▶ [THE EXERCISE]:
Restate all the material verbatim, except for the pictures.

"""

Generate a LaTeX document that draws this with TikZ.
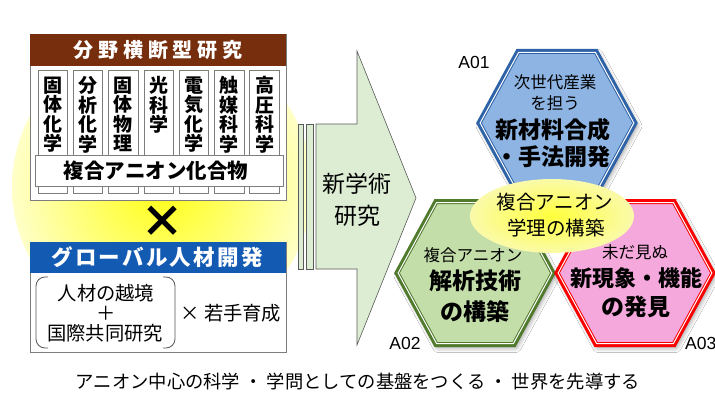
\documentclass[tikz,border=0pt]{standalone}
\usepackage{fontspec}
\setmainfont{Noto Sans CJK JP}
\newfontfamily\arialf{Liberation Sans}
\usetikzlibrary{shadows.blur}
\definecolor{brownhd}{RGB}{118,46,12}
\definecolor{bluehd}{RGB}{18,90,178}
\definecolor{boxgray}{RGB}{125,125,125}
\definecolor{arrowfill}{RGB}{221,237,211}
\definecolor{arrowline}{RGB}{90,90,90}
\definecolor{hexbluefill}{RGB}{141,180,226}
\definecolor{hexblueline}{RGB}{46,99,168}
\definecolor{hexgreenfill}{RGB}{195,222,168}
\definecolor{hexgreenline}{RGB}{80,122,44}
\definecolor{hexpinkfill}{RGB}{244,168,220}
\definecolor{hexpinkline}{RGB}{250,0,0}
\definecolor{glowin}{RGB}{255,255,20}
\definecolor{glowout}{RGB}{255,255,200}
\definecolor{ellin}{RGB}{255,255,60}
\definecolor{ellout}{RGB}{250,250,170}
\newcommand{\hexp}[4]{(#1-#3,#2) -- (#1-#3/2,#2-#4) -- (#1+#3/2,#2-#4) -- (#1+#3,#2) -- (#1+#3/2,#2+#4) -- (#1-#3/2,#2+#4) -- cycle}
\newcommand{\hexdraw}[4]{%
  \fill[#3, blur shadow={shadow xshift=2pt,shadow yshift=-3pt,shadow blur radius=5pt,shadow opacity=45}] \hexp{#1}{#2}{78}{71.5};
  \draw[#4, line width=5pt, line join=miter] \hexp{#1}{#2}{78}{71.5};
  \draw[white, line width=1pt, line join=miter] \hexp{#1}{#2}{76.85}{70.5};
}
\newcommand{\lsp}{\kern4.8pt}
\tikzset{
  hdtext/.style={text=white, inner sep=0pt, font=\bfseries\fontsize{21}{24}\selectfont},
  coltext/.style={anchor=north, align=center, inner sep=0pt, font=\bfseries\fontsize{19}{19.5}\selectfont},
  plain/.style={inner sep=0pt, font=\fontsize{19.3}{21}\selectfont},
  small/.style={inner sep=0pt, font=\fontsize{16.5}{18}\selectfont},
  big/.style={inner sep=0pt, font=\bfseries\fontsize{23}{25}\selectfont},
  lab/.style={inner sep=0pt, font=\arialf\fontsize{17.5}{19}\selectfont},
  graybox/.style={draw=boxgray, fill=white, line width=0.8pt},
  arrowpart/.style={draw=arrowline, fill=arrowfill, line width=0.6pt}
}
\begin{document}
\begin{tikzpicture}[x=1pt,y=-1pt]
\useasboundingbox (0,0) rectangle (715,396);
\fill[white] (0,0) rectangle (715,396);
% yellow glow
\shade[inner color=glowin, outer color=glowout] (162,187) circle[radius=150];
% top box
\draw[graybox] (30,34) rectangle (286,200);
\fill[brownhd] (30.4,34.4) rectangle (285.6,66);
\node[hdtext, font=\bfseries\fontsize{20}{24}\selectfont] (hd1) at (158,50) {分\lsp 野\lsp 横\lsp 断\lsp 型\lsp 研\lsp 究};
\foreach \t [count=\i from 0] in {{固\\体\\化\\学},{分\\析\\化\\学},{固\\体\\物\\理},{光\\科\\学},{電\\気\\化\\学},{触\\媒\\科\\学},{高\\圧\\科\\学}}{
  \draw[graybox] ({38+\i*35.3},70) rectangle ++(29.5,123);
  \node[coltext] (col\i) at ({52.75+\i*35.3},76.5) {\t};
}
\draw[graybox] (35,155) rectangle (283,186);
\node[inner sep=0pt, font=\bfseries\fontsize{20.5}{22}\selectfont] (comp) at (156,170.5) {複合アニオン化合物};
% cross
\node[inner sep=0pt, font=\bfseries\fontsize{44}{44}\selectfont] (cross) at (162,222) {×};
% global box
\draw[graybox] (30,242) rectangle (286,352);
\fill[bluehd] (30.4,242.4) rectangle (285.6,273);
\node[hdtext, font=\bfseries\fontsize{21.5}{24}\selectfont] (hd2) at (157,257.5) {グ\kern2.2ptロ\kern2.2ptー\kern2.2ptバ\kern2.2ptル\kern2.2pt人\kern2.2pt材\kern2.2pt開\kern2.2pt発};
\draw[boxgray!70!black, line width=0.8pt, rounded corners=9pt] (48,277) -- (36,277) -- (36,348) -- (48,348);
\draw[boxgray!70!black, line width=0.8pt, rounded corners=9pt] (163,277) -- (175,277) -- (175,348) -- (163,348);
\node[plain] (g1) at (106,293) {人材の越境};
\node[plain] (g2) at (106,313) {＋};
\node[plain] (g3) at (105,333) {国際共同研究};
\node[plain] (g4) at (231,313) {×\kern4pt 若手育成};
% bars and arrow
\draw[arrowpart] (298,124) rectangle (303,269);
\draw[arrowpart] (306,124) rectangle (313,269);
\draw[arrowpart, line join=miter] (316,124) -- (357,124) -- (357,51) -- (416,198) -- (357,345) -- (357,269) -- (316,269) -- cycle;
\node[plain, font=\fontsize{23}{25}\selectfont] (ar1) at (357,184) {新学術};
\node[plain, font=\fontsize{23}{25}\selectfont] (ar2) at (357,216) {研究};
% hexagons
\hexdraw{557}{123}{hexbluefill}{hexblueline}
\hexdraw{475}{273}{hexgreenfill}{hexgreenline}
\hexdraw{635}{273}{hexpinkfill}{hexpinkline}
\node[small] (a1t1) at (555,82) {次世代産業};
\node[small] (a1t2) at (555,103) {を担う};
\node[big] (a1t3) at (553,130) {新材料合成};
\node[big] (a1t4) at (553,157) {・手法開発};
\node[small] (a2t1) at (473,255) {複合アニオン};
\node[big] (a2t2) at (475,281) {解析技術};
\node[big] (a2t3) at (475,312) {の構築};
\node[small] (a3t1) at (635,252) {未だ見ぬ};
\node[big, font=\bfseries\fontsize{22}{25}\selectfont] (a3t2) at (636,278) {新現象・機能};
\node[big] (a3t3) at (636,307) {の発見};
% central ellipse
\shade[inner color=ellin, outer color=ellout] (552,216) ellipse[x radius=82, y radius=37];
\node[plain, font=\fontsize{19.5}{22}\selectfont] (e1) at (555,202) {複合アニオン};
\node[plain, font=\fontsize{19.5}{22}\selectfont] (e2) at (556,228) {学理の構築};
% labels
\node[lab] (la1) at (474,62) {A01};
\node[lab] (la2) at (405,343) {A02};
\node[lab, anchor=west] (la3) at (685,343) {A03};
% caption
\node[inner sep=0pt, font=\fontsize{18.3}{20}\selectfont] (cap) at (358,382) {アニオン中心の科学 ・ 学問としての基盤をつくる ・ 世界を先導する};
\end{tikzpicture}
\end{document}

"""

▶ [THE RESULT]:
Generate a LaTeX document that draws this with TikZ.
\documentclass[tikz,border=0pt]{standalone}
\usepackage{fontspec}
\setmainfont{Noto Sans CJK JP}
\newfontfamily\arialf{Liberation Sans}
\usetikzlibrary{shadows.blur}
\definecolor{brownhd}{RGB}{118,46,12}
\definecolor{bluehd}{RGB}{18,90,178}
\definecolor{boxgray}{RGB}{125,125,125}
\definecolor{arrowfill}{RGB}{221,237,211}
\definecolor{arrowline}{RGB}{90,90,90}
\definecolor{hexbluefill}{RGB}{141,180,226}
\definecolor{hexblueline}{RGB}{46,99,168}
\definecolor{hexgreenfill}{RGB}{195,222,168}
\definecolor{hexgreenline}{RGB}{80,122,44}
\definecolor{hexpinkfill}{RGB}{244,168,220}
\definecolor{hexpinkline}{RGB}{250,0,0}
\definecolor{glowin}{RGB}{255,255,20}
\definecolor{glowout}{RGB}{255,255,200}
\definecolor{ellin}{RGB}{255,255,60}
\definecolor{ellout}{RGB}{250,250,170}
\newcommand{\hexp}[4]{(#1-#3,#2) -- (#1-#3/2,#2-#4) -- (#1+#3/2,#2-#4) -- (#1+#3,#2) -- (#1+#3/2,#2+#4) -- (#1-#3/2,#2+#4) -- cycle}
\newcommand{\hexdraw}[4]{%
  \fill[#3, blur shadow={shadow xshift=2pt,shadow yshift=-3pt,shadow blur radius=5pt,shadow opacity=45}] \hexp{#1}{#2}{78}{71.5};
  \draw[#4, line width=5pt, line join=miter] \hexp{#1}{#2}{78}{71.5};
  \draw[white, line width=1pt, line join=miter] \hexp{#1}{#2}{76.85}{70.5};
}
\newcommand{\lsp}{\kern4.8pt}
\tikzset{
  hdtext/.style={text=white, inner sep=0pt, font=\bfseries\fontsize{21}{24}\selectfont},
  coltext/.style={anchor=north, align=center, inner sep=0pt, font=\bfseries\fontsize{19}{19.5}\selectfont},
  plain/.style={inner sep=0pt, font=\fontsize{19.3}{21}\selectfont},
  small/.style={inner sep=0pt, font=\fontsize{16.5}{18}\selectfont},
  big/.style={inner sep=0pt, font=\bfseries\fontsize{23}{25}\selectfont},
  lab/.style={inner sep=0pt, font=\arialf\fontsize{17.5}{19}\selectfont},
  graybox/.style={draw=boxgray, fill=white, line width=0.8pt},
  arrowpart/.style={draw=arrowline, fill=arrowfill, line width=0.6pt}
}
\begin{document}
\begin{tikzpicture}[x=1pt,y=-1pt]
\useasboundingbox (0,0) rectangle (715,396);
\fill[white] (0,0) rectangle (715,396);
% yellow glow
\shade[inner color=glowin, outer color=glowout] (162,187) circle[radius=150];
% top box
\draw[graybox] (30,34) rectangle (286,200);
\fill[brownhd] (30.4,34.4) rectangle (285.6,66);
\node[hdtext, font=\bfseries\fontsize{20}{24}\selectfont] (hd1) at (158,50) {分\lsp 野\lsp 横\lsp 断\lsp 型\lsp 研\lsp 究};
\foreach \t [count=\i from 0] in {{固\\体\\化\\学},{分\\析\\化\\学},{固\\体\\物\\理},{光\\科\\学},{電\\気\\化\\学},{触\\媒\\科\\学},{高\\圧\\科\\学}}{
  \draw[graybox] ({38+\i*35.3},70) rectangle ++(29.5,123);
  \node[coltext] (col\i) at ({52.75+\i*35.3},76.5) {\t};
}
\draw[graybox] (35,155) rectangle (283,186);
\node[inner sep=0pt, font=\bfseries\fontsize{20.5}{22}\selectfont] (comp) at (156,170.5) {複合アニオン化合物};
% cross
\node[inner sep=0pt, font=\bfseries\fontsize{44}{44}\selectfont] (cross) at (162,222) {×};
% global box
\draw[graybox] (30,242) rectangle (286,352);
\fill[bluehd] (30.4,242.4) rectangle (285.6,273);
\node[hdtext, font=\bfseries\fontsize{21.5}{24}\selectfont] (hd2) at (157,257.5) {グ\kern2.2ptロ\kern2.2ptー\kern2.2ptバ\kern2.2ptル\kern2.2pt人\kern2.2pt材\kern2.2pt開\kern2.2pt発};
\draw[boxgray!70!black, line width=0.8pt, rounded corners=9pt] (48,277) -- (36,277) -- (36,348) -- (48,348);
\draw[boxgray!70!black, line width=0.8pt, rounded corners=9pt] (163,277) -- (175,277) -- (175,348) -- (163,348);
\node[plain] (g1) at (106,293) {人材の越境};
\node[plain] (g2) at (106,313) {＋};
\node[plain] (g3) at (105,333) {国際共同研究};
\node[plain] (g4) at (231,313) {×\kern4pt 若手育成};
% bars and arrow
\draw[arrowpart] (298,124) rectangle (303,269);
\draw[arrowpart] (306,124) rectangle (313,269);
\draw[arrowpart, line join=miter] (316,124) -- (357,124) -- (357,51) -- (416,198) -- (357,345) -- (357,269) -- (316,269) -- cycle;
\node[plain, font=\fontsize{23}{25}\selectfont] (ar1) at (357,184) {新学術};
\node[plain, font=\fontsize{23}{25}\selectfont] (ar2) at (357,216) {研究};
% hexagons
\hexdraw{557}{123}{hexbluefill}{hexblueline}
\hexdraw{475}{273}{hexgreenfill}{hexgreenline}
\hexdraw{635}{273}{hexpinkfill}{hexpinkline}
\node[small] (a1t1) at (555,82) {次世代産業};
\node[small] (a1t2) at (555,103) {を担う};
\node[big] (a1t3) at (553,130) {新材料合成};
\node[big] (a1t4) at (553,157) {・手法開発};
\node[small] (a2t1) at (473,255) {複合アニオン};
\node[big] (a2t2) at (475,281) {解析技術};
\node[big] (a2t3) at (475,312) {の構築};
\node[small] (a3t1) at (635,252) {未だ見ぬ};
\node[big, font=\bfseries\fontsize{22}{25}\selectfont] (a3t2) at (636,278) {新現象・機能};
\node[big] (a3t3) at (636,307) {の発見};
% central ellipse
\shade[inner color=ellin, outer color=ellout] (552,216) ellipse[x radius=82, y radius=37];
\node[plain, font=\fontsize{19.5}{22}\selectfont] (e1) at (555,202) {複合アニオン};
\node[plain, font=\fontsize{19.5}{22}\selectfont] (e2) at (556,228) {学理の構築};
% labels
\node[lab] (la1) at (474,62) {A01};
\node[lab] (la2) at (405,343) {A02};
\node[lab, anchor=west] (la3) at (685,343) {A03};
% caption
\node[inner sep=0pt, font=\fontsize{18.3}{20}\selectfont] (cap) at (358,382) {アニオン中心の科学 ・ 学問としての基盤をつくる ・ 世界を先導する};
\end{tikzpicture}
\end{document}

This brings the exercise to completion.